Copy all lines below exactly as written. Leave pictures out.

================

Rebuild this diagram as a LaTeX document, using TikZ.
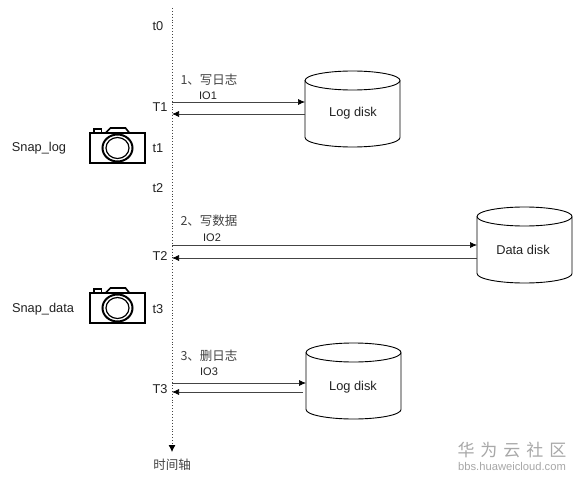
\documentclass[tikz,border=0pt]{standalone}
\usepackage{fontspec}
\setmainfont{Liberation Sans}
\newfontfamily\cjk{Noto Sans CJK SC}
\usetikzlibrary{arrows.meta,calc}
\definecolor{inkc}{HTML}{222222}
\definecolor{linec}{HTML}{444444}
\definecolor{wm}{HTML}{A8A8A8}
\tikzset{
  x=1pt,y=-1pt,
  lbl/.style={font=\fontsize{12.8}{14}\selectfont,text=inkc,inner sep=0pt},
  iolbl/.style={font=\fontsize{11}{12}\selectfont,text=inkc,inner sep=0pt},
  cjklbl/.style={font=\fontsize{12.5}{14}\selectfont\cjk,text=inkc!85,inner sep=0pt},
  diskbox/.style={minimum width=95pt,minimum height=76pt,inner sep=0pt,outer sep=0pt},
  diskline/.style={draw=black,line width=.9pt,line join=round},
  msg/.style={draw=linec,line width=.7pt,-{Latex[length=7pt,width=6pt,black]}},
  axisline/.style={draw=linec,line width=.9pt,dotted,-{Latex[length=7pt,width=7pt,black]}},
  cam/.style={draw=black,line width=2pt,line join=miter},
  camring/.style={draw=black,line width=1.2pt}
}
\newcommand{\diskshape}[1]{%
  \coordinate (#1tl) at ($(#1.north west)+(0,9.5)$);
  \coordinate (#1tr) at ($(#1.north east)+(0,9.5)$);
  \coordinate (#1bl) at ($(#1.south west)+(0,-9.5)$);
  \coordinate (#1br) at ($(#1.south east)+(0,-9.5)$);
  \draw[diskline] (#1tl) arc[x radius=47.5pt,y radius=9.5pt,start angle=180,end angle=540];
  \draw[diskline] (#1tl) -- (#1bl) arc[x radius=47.5pt,y radius=9.5pt,start angle=180,end angle=360] -- (#1tr);
}
\newcommand{\camera}[2]{%
  \begin{scope}[shift={(#1,#2)}]
    \draw[cam] (-27.5,-15) rectangle (27.5,15);
    \draw[cam,line width=1.6pt] (-12,-15) -- (-7,-20) -- (8,-20) -- (12,-15);
    \draw[cam,line width=1.3pt] (-23.5,-15) -- (-23.5,-19) -- (-16,-19) -- (-16,-15);
    \draw[camring,line width=2pt] (0,0) ellipse[x radius=15pt,y radius=13.5pt];
    \draw[camring] (0,0) ellipse[x radius=11.5pt,y radius=10.5pt];
  \end{scope}}
\begin{document}
\begin{tikzpicture}
\useasboundingbox (0,0) rectangle (580,481);
\fill[white] (0,0) rectangle (580,481);
% disks
\node[diskbox,anchor=north west] (log1) at (305,71) {};
\node[diskbox,anchor=north west] (data) at (477,207) {};
\node[diskbox,anchor=north west] (log3) at (306,343) {};
\diskshape{log1}\diskshape{data}\diskshape{log3}
\node[lbl] (log1t) at (353,113) {Log disk};
\node[lbl] (datat) at (523,250) {Data disk};
\node[lbl] (log3t) at (353,387) {Log disk};
% axis
\coordinate (axtop) at (172,8);
\node[cjklbl] (axis) at (172,465) {时间轴};
\draw[axisline] (axtop) -- ($(axis.north)+(0,-7)$);
% time labels
\node[lbl] (t0) at (158,26) {t0};
\node[lbl] (T1) at (160,107) {T1};
\node[lbl] (t1) at (158,148) {t1};
\node[lbl] (t2) at (158,188) {t2};
\node[lbl] (T2) at (160,256) {T2};
\node[lbl] (t3) at (158,309) {t3};
\node[lbl] (T3) at (160,389) {T3};
% anchors on axis
\coordinate (a1) at (172,102);
\coordinate (b1) at (172,114);
\coordinate (a2) at (172,245);
\coordinate (b2) at (172,258);
\coordinate (a3) at (172,383);
\coordinate (b3) at (172,392);
% messages
\draw[msg] (a1) -- (a1 -| log1.west);
\draw[msg] (b1 -| log1.west) -- (b1);
\draw[msg] (a2) -- (a2 -| data.west);
\draw[msg] (b2 -| data.west) -- (b2);
\draw[msg] (a3) -- (a3 -| log3.west);
\draw[msg] ($(b3 -| log3.west)+(-3,0)$) -- (b3);
% message labels
\node[cjklbl] (m1) at (209,80) {1、写日志};
\node[iolbl] (io1) at (208,96) {IO1};
\node[cjklbl] (m2) at (209,221) {2、写数据};
\node[iolbl] (io2) at (212,238) {IO2};
\node[cjklbl] (m3) at (209,356) {3、删日志};
\node[iolbl] (io3) at (209,372) {IO3};
% snapshots
\node[lbl] (s1) at (39,148) {Snap\_log};
\node[lbl] (s2) at (43,309) {Snap\_data};
\camera{117.5}{148}
\camera{117.5}{308}
% watermark
\node[font=\fontsize{17}{19}\selectfont\cjk,text=wm,inner sep=0pt] (w1) at (512,450) {华\hspace{6pt}为\hspace{6pt}云\hspace{6pt}社\hspace{6pt}区};
\node[font=\fontsize{11.2}{13}\selectfont,text=wm,inner sep=0pt] (w2) at (512,466) {bbs.huaweicloud.com};
\end{tikzpicture}
\end{document}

================

**Written answer:**
Rebuild this diagram as a LaTeX document, using TikZ.
\documentclass[tikz,border=0pt]{standalone}
\usepackage{fontspec}
\setmainfont{Liberation Sans}
\newfontfamily\cjk{Noto Sans CJK SC}
\usetikzlibrary{arrows.meta,calc}
\definecolor{inkc}{HTML}{222222}
\definecolor{linec}{HTML}{444444}
\definecolor{wm}{HTML}{A8A8A8}
\tikzset{
  x=1pt,y=-1pt,
  lbl/.style={font=\fontsize{12.8}{14}\selectfont,text=inkc,inner sep=0pt},
  iolbl/.style={font=\fontsize{11}{12}\selectfont,text=inkc,inner sep=0pt},
  cjklbl/.style={font=\fontsize{12.5}{14}\selectfont\cjk,text=inkc!85,inner sep=0pt},
  diskbox/.style={minimum width=95pt,minimum height=76pt,inner sep=0pt,outer sep=0pt},
  diskline/.style={draw=black,line width=.9pt,line join=round},
  msg/.style={draw=linec,line width=.7pt,-{Latex[length=7pt,width=6pt,black]}},
  axisline/.style={draw=linec,line width=.9pt,dotted,-{Latex[length=7pt,width=7pt,black]}},
  cam/.style={draw=black,line width=2pt,line join=miter},
  camring/.style={draw=black,line width=1.2pt}
}
\newcommand{\diskshape}[1]{%
  \coordinate (#1tl) at ($(#1.north west)+(0,9.5)$);
  \coordinate (#1tr) at ($(#1.north east)+(0,9.5)$);
  \coordinate (#1bl) at ($(#1.south west)+(0,-9.5)$);
  \coordinate (#1br) at ($(#1.south east)+(0,-9.5)$);
  \draw[diskline] (#1tl) arc[x radius=47.5pt,y radius=9.5pt,start angle=180,end angle=540];
  \draw[diskline] (#1tl) -- (#1bl) arc[x radius=47.5pt,y radius=9.5pt,start angle=180,end angle=360] -- (#1tr);
}
\newcommand{\camera}[2]{%
  \begin{scope}[shift={(#1,#2)}]
    \draw[cam] (-27.5,-15) rectangle (27.5,15);
    \draw[cam,line width=1.6pt] (-12,-15) -- (-7,-20) -- (8,-20) -- (12,-15);
    \draw[cam,line width=1.3pt] (-23.5,-15) -- (-23.5,-19) -- (-16,-19) -- (-16,-15);
    \draw[camring,line width=2pt] (0,0) ellipse[x radius=15pt,y radius=13.5pt];
    \draw[camring] (0,0) ellipse[x radius=11.5pt,y radius=10.5pt];
  \end{scope}}
\begin{document}
\begin{tikzpicture}
\useasboundingbox (0,0) rectangle (580,481);
\fill[white] (0,0) rectangle (580,481);
% disks
\node[diskbox,anchor=north west] (log1) at (305,71) {};
\node[diskbox,anchor=north west] (data) at (477,207) {};
\node[diskbox,anchor=north west] (log3) at (306,343) {};
\diskshape{log1}\diskshape{data}\diskshape{log3}
\node[lbl] (log1t) at (353,113) {Log disk};
\node[lbl] (datat) at (523,250) {Data disk};
\node[lbl] (log3t) at (353,387) {Log disk};
% axis
\coordinate (axtop) at (172,8);
\node[cjklbl] (axis) at (172,465) {时间轴};
\draw[axisline] (axtop) -- ($(axis.north)+(0,-7)$);
% time labels
\node[lbl] (t0) at (158,26) {t0};
\node[lbl] (T1) at (160,107) {T1};
\node[lbl] (t1) at (158,148) {t1};
\node[lbl] (t2) at (158,188) {t2};
\node[lbl] (T2) at (160,256) {T2};
\node[lbl] (t3) at (158,309) {t3};
\node[lbl] (T3) at (160,389) {T3};
% anchors on axis
\coordinate (a1) at (172,102);
\coordinate (b1) at (172,114);
\coordinate (a2) at (172,245);
\coordinate (b2) at (172,258);
\coordinate (a3) at (172,383);
\coordinate (b3) at (172,392);
% messages
\draw[msg] (a1) -- (a1 -| log1.west);
\draw[msg] (b1 -| log1.west) -- (b1);
\draw[msg] (a2) -- (a2 -| data.west);
\draw[msg] (b2 -| data.west) -- (b2);
\draw[msg] (a3) -- (a3 -| log3.west);
\draw[msg] ($(b3 -| log3.west)+(-3,0)$) -- (b3);
% message labels
\node[cjklbl] (m1) at (209,80) {1、写日志};
\node[iolbl] (io1) at (208,96) {IO1};
\node[cjklbl] (m2) at (209,221) {2、写数据};
\node[iolbl] (io2) at (212,238) {IO2};
\node[cjklbl] (m3) at (209,356) {3、删日志};
\node[iolbl] (io3) at (209,372) {IO3};
% snapshots
\node[lbl] (s1) at (39,148) {Snap\_log};
\node[lbl] (s2) at (43,309) {Snap\_data};
\camera{117.5}{148}
\camera{117.5}{308}
% watermark
\node[font=\fontsize{17}{19}\selectfont\cjk,text=wm,inner sep=0pt] (w1) at (512,450) {华\hspace{6pt}为\hspace{6pt}云\hspace{6pt}社\hspace{6pt}区};
\node[font=\fontsize{11.2}{13}\selectfont,text=wm,inner sep=0pt] (w2) at (512,466) {bbs.huaweicloud.com};
\end{tikzpicture}
\end{document}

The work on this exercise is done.